What is said to be the first application-specific power chipset to exceed INTEL CORP.'s Mobile Power Guideline 1999 standard for notebook PC power supplies is available on a sampling basis from INTERNATIONAL RECTIFIER CORP.'s subsidiary. The El Segundo, California manufacturer's low-voltage HEXFET power MOSFETs (metal- oxide semiconductor field-effect transistors), sold as the IRF7805 and the IRF7807, reportedly reduce losses by 20 percent in Pentium II processor DC/DC converters and improve overall notebook power supply efficiency to 92 percent. Volume production of both chipsets is expected in August. They are priced at just over $1.00 each.

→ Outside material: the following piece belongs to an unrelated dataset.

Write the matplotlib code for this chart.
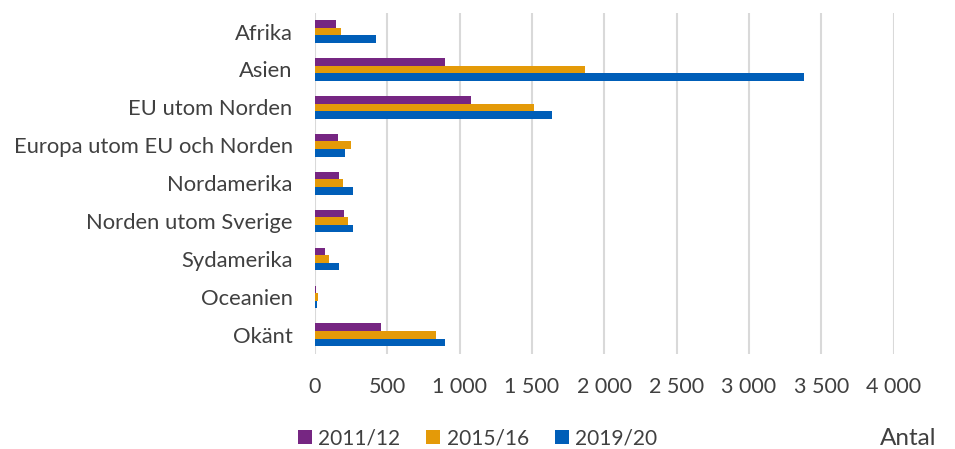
import matplotlib.pyplot as plt
import numpy as np
from matplotlib.ticker import FuncFormatter

plt.rcParams['font.family'] = ['Lato', 'DejaVu Sans']

categories = ['Afrika', 'Asien', 'EU utom Norden', 'Europa utom EU och Norden',
              'Nordamerika', 'Norden utom Sverige', 'Sydamerika', 'Oceanien', 'Okänt']
v2011 = [145, 896, 1080, 158, 165, 204, 68, 8, 455]
v2015 = [182, 1864, 1516, 250, 192, 230, 98, 24, 840]
v2019 = [420, 3380, 1637, 209, 264, 261, 163, 15, 900]
series = ['2011/12', '2015/16', '2019/20']
colors = ['#762682', '#E49A08', '#005EB8']

fig = plt.figure(figsize=(9.55, 4.49), dpi=100)
ax = fig.add_axes([0.3298, 0.212, 0.606, 0.76])

y = np.arange(len(categories))
h = 0.2
for i, (vals, lab, col) in enumerate(zip([v2011, v2015, v2019], series, colors)):
    ax.barh(y + (i - 1) * h, vals, height=h, color=col, label=lab, zorder=3)

ax.set_ylim(len(categories) - 0.5, -0.5)
ax.set_yticks(y)
ax.set_yticklabels(categories, fontsize=15.8, color='#404040')
ax.set_xlim(0, 4000)
ax.set_xticks(np.arange(0, 4001, 500))
ax.xaxis.set_major_formatter(FuncFormatter(lambda v, p: f'{int(v):,}'.replace(',', ' ')))
ax.tick_params(axis='x', labelsize=15.5, labelcolor='#404040', length=0, pad=17)
ax.tick_params(axis='y', length=0, pad=16)
ax.grid(axis='x', color='#D9D9D9', linewidth=1.5, zorder=0)
for s in ax.spines.values():
    s.set_visible(False)

fig.legend(loc='center', bbox_to_anchor=(0.5, 0.024), ncol=3, frameon=False,
           fontsize=15, handlelength=0.67, handleheight=0.67, handletextpad=0.3,
           columnspacing=1.25, labelcolor='#404040')
fig.text(0.981, 0.024, 'Antal', ha='right', va='center', fontsize=17.5, color='#404040')

fig.savefig('out.png', dpi=100)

Manufacturers of traffic signal heads now have a power-saving alternative to conventional incandescent lamps. HEWLETT-PACKARD JAPAN LTD. is marketing its parent's new line of high-intensity, high-efficiency bluish-green LED (light-emitting diode) lamps. HEWLETT-PACKARD CO. already is the world's biggest supplier of high-brightness red and yellow LED lamps for traffic signals. The "traffic-signal green" lamps, marketed as the HLMP-CExx, are available in a range of luminous intensities and in two different viewing angles. HP Japan also is offering the HLMP-CMxx line, which consists of "pure green" and blue lamps, for general applications, including outdoor signs. Sample prices of both families start at $1.00 each in quantity. HP Japan expects to sell 2 million of all the new lamps monthly.

With wafer yield improvement a constant challenge in semiconductor production as device geometries become smaller and smaller, APPLIED MATERIALS, INC. believes that it will find a strong market in Japan for its recently introduced high-speed defect- review scanning electronic microscope system. The $2.3 million SEMVision DR-SEM is described as the first fully automated defect review and classification SEM specifically designed for in-line operation on state-of-the-art production lines. It is said to be five to 10 times faster than existing off-line, manual SEMs, providing defect classification at a throughput of up to 300 defects an hour.

An exchange rate of ¥140=$1.00 was used in this report.